Bela estreia, meu amigo! Bem-vindo à SAMIZDAT! O "homenino" vai caminhar agora por estas paragens literárias. Abração.

Querida Cinthia, obrigado pelas boas-vindas. É uma honra caminhar ao lado de tanta gente bacana. O "homenino" está mais que feliz. Abs, Tarlei

Joaquim, muito obrigado pelas boas-vindas! Sigamos... Abs, Tarlei

Belo texto, Tarlei.!
Vejamos os próximos!
Abraço,
Morvan

Muito obrigado, Morvan!
O próximo ainda demora um pouquinho. Contar com a sua leitura de poeta é uma honra pra mim.
Abs,
Tarlei

Muito querido Tarlei,
Sucessos em mais este caminhar literário.
Que dizer? Sou sua fã.
Abraços.
Edna Freitass

Querida Edna,
que dizer? Uma honra que você se diga minha fã. Vou abrindo caminhos pelo mundo, vasto mundo virtual.
Abs,
Tarlei

Parabéns, Tarlei! Sua bela estreia não deixa dúvida de que mtos mais textos marcantes estão por vir. Seja bem-vindo! Abraço.

Caro Edelson,
meu vizinho aqui na SAMIZDAT, muito obrigado pelas boas-vindas!! E com uma vizinhança tão boa de prosa (e verso), vou ter de rebolar (não me entenda mal... rsrs...) pra manter o pique.
Abs,
Tarlei

Os números deram o sustento do corpo, as letras, o sustento da alma. Da mistura, a "tranquelicidade". Desde já, desejo-lhe 1 bom 10canso quando chegar a aposentadoria do BB, a5como uma excelente sequência no caminho da arte!
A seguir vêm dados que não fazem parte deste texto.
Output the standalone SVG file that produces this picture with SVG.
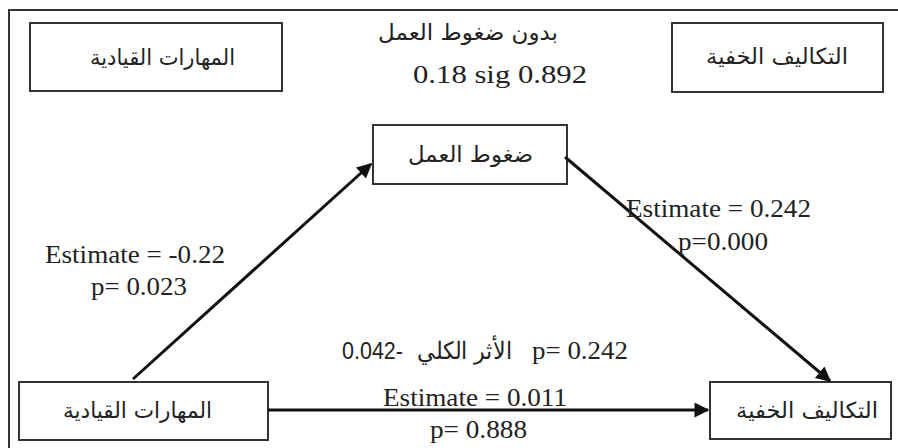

Obrigado pelas palavras, Rudinei. Gostei do jogo entre letras e números. E que bom que as letras são em maior número. É como vejo o meu futuro próximo: quase todo ele em companhia das letras. Depois de 30 anos de profissional dos números, o 10canso será bem-vindo. E não há como não ser grato aos números. Eles é que financiarão o ócio que me permitirá seguir o ofício de amador das letras.
Abs,
Tarlei

doce
feminino
e me perdoe, mas foi como senti seu texto

Maria de Fátima,
que bom que tenha me sentido doce e feminino. Há uma canção popular que diz "Ser um homem feminino / não fere o meu lado masculino". E lembro também a canção "Superhomem", do nosso Gilberto Gil, que diz: "Minha porção mulher, que até então se resguardara / É a porção melhor que trago em mim agora". Tudo isso para dizer: desconfio que meu texto não desmente sua leitura.